Король в спектакле с самого начала рокировался и застыл недвижно, в то время как у Шекспира это фигура действенная, а режиссер нагрузил ее к тому же и частицей философских размышлений Гамлета о ценности бытия. Но ни актер В. Смехов, ни постановщик не нащупали то самое сквозное действие роли, на котором всегда так настаивал Станиславский.
Короля, конечно, беспокоит поведение пасынка, но объяснения Полония кажутся ему разумными. И только после "мышеловки" возникает растерянность и страх: он понимает, что выдал себя и что в лице Гамлета наступает возмездие, но он все же не идет на открытый конфликт с принцем и отсылает его в Англию, желая казнить чужими руками. Однако, когда Гамлет возвращается, король становится уже не просто интриганом, а отчаявшимся и беспощадным врагом, который не остановится ни перед чем. Вот этой эволюции образа нет в спектакле, и внешний темперамент актера, доходящего даже до крика в знаменитой сцене молитвы, не придает убедительности и силы королю Клавдию.

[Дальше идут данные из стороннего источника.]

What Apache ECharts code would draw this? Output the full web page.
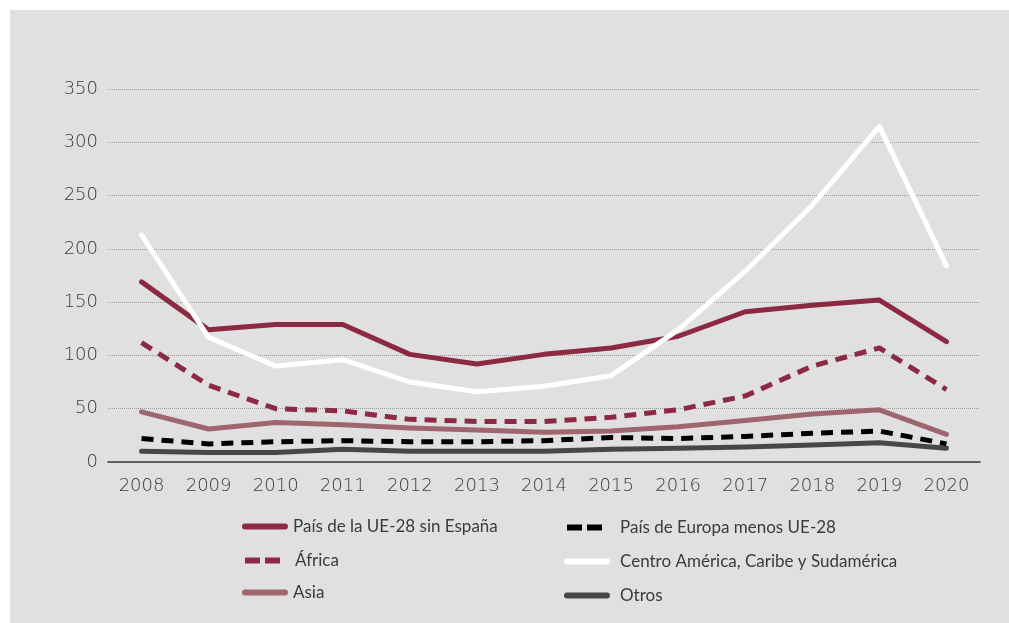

И вторая неудача, на мой взгляд, постигла театр в трактовке образа Офелии. Вернее, именно не в трактовке, а, я бы сказал, в отсутствии таковой. Роль эта, как известно, необычайно трудна, Шекспир уделил чрезвычайно мало места ее экспозиции, и поэтому убедительно сыграть резкий и внезапный переход от лирического и даже бездумного существования в первой половине пьесы к трагическому поведению после смерти отца оказалось не под силу даже для такой одаренной актрисы, как Н. Сайко.